[What needs to be done]
With the pictures left out, copy the listing below exactly.

[Data section]
※ ※ ※
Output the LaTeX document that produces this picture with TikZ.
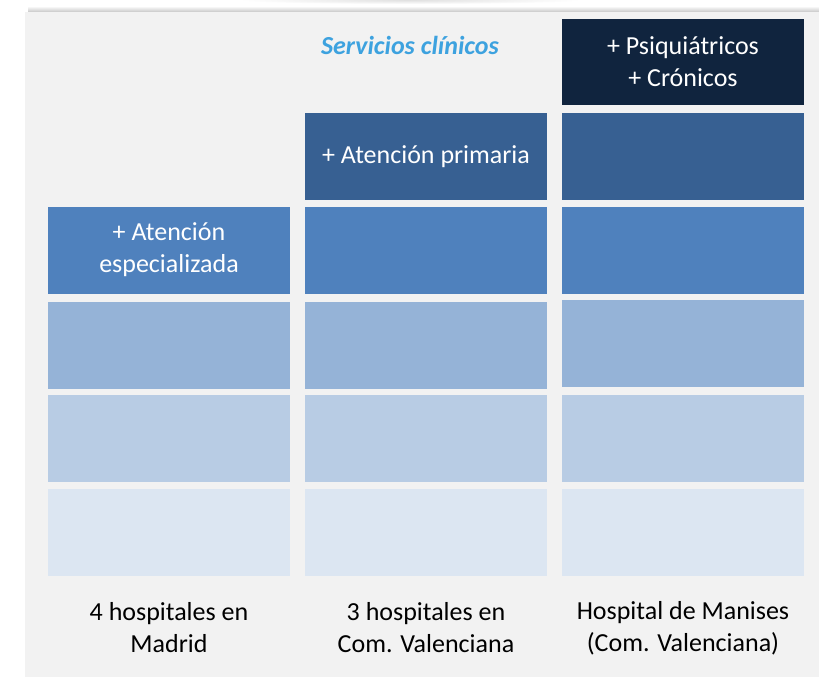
\documentclass[tikz,border=0pt]{standalone}
\usepackage{fontspec}
\setmainfont{Carlito}
\definecolor{panel}{HTML}{F2F2F2}
\definecolor{navy}{HTML}{10243E}
\definecolor{cA}{HTML}{376092}
\definecolor{cB}{HTML}{4F81BD}
\definecolor{cC}{HTML}{95B3D7}
\definecolor{cD}{HTML}{B8CCE4}
\definecolor{cE}{HTML}{DCE6F2}
\definecolor{titleblue}{HTML}{3DA2DF}
\tikzset{
  cell/.style={draw=none, inner sep=0pt, text=white, align=center, font=\fontsize{26}{32}\selectfont},
  lab/.style={inner sep=0pt, text=black, align=center, font=\fontsize{26}{32}\selectfont},
}
\begin{document}
\begin{tikzpicture}[x=1pt,y=-1pt]
\useasboundingbox (0,0) rectangle (819,677);
\fill[white] (0,0) rectangle (819,677);
% shadow
\shade[top color=white, bottom color=black!22] (28,6) rectangle (819,12);
\shade[inner color=black!12, outer color=white] (410,0) ellipse (170 and 4);
\fill[panel] (25,12) rectangle (819,677);
% column 1
\fill[cE] (48,489) rectangle (290,576);
\fill[cD] (48,395) rectangle (290,482);
\fill[cC] (48,302) rectangle (290,389);
\fill[cB] (48,207) rectangle (290,294);
% column 2
\fill[cE] (305,489) rectangle (547,576);
\fill[cD] (305,395) rectangle (547,482);
\fill[cC] (305,302) rectangle (547,389);
\fill[cB] (305,207) rectangle (547,294);
\fill[cA] (305,113) rectangle (547,200);
% column 3
\fill[cE] (562,489) rectangle (804,576);
\fill[cD] (562,395) rectangle (804,482);
\fill[cC] (562,300) rectangle (804,387);
\fill[cB] (562,207) rectangle (804,294);
\fill[cA] (562,113) rectangle (804,200);
\fill[navy] (562,19) rectangle (804,105);
% texts
\node[cell] (spec) at (169,250) {+ Atención\\especializada};
\node[cell] (prim) at (426,156.5) {+ Atención primaria};
\node[cell] (psiq) at (683,62) {+ Psiquiátricos\\+ Crónicos};
\node[inner sep=0pt, text=titleblue, font=\fontsize{26}{32}\selectfont\bfseries\itshape] (title) at (410,45) {Servicios clínicos};
\node[lab] (l1) at (169,628) {4 hospitales en\\Madrid};
\node[lab] (l2) at (426,628) {3 hospitales en\\Com. Valenciana};
\node[lab] (l3) at (683,628) {Hospital de Manises\\(Com. Valenciana)};
\end{tikzpicture}
\end{document}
※ ※ ※
[Result of the exercise]
Output the LaTeX document that produces this picture with TikZ.
\documentclass[tikz,border=0pt]{standalone}
\usepackage{fontspec}
\setmainfont{Carlito}
\definecolor{panel}{HTML}{F2F2F2}
\definecolor{navy}{HTML}{10243E}
\definecolor{cA}{HTML}{376092}
\definecolor{cB}{HTML}{4F81BD}
\definecolor{cC}{HTML}{95B3D7}
\definecolor{cD}{HTML}{B8CCE4}
\definecolor{cE}{HTML}{DCE6F2}
\definecolor{titleblue}{HTML}{3DA2DF}
\tikzset{
  cell/.style={draw=none, inner sep=0pt, text=white, align=center, font=\fontsize{26}{32}\selectfont},
  lab/.style={inner sep=0pt, text=black, align=center, font=\fontsize{26}{32}\selectfont},
}
\begin{document}
\begin{tikzpicture}[x=1pt,y=-1pt]
\useasboundingbox (0,0) rectangle (819,677);
\fill[white] (0,0) rectangle (819,677);
% shadow
\shade[top color=white, bottom color=black!22] (28,6) rectangle (819,12);
\shade[inner color=black!12, outer color=white] (410,0) ellipse (170 and 4);
\fill[panel] (25,12) rectangle (819,677);
% column 1
\fill[cE] (48,489) rectangle (290,576);
\fill[cD] (48,395) rectangle (290,482);
\fill[cC] (48,302) rectangle (290,389);
\fill[cB] (48,207) rectangle (290,294);
% column 2
\fill[cE] (305,489) rectangle (547,576);
\fill[cD] (305,395) rectangle (547,482);
\fill[cC] (305,302) rectangle (547,389);
\fill[cB] (305,207) rectangle (547,294);
\fill[cA] (305,113) rectangle (547,200);
% column 3
\fill[cE] (562,489) rectangle (804,576);
\fill[cD] (562,395) rectangle (804,482);
\fill[cC] (562,300) rectangle (804,387);
\fill[cB] (562,207) rectangle (804,294);
\fill[cA] (562,113) rectangle (804,200);
\fill[navy] (562,19) rectangle (804,105);
% texts
\node[cell] (spec) at (169,250) {+ Atención\\especializada};
\node[cell] (prim) at (426,156.5) {+ Atención primaria};
\node[cell] (psiq) at (683,62) {+ Psiquiátricos\\+ Crónicos};
\node[inner sep=0pt, text=titleblue, font=\fontsize{26}{32}\selectfont\bfseries\itshape] (title) at (410,45) {Servicios clínicos};
\node[lab] (l1) at (169,628) {4 hospitales en\\Madrid};
\node[lab] (l2) at (426,628) {3 hospitales en\\Com. Valenciana};
\node[lab] (l3) at (683,628) {Hospital de Manises\\(Com. Valenciana)};
\end{tikzpicture}
\end{document}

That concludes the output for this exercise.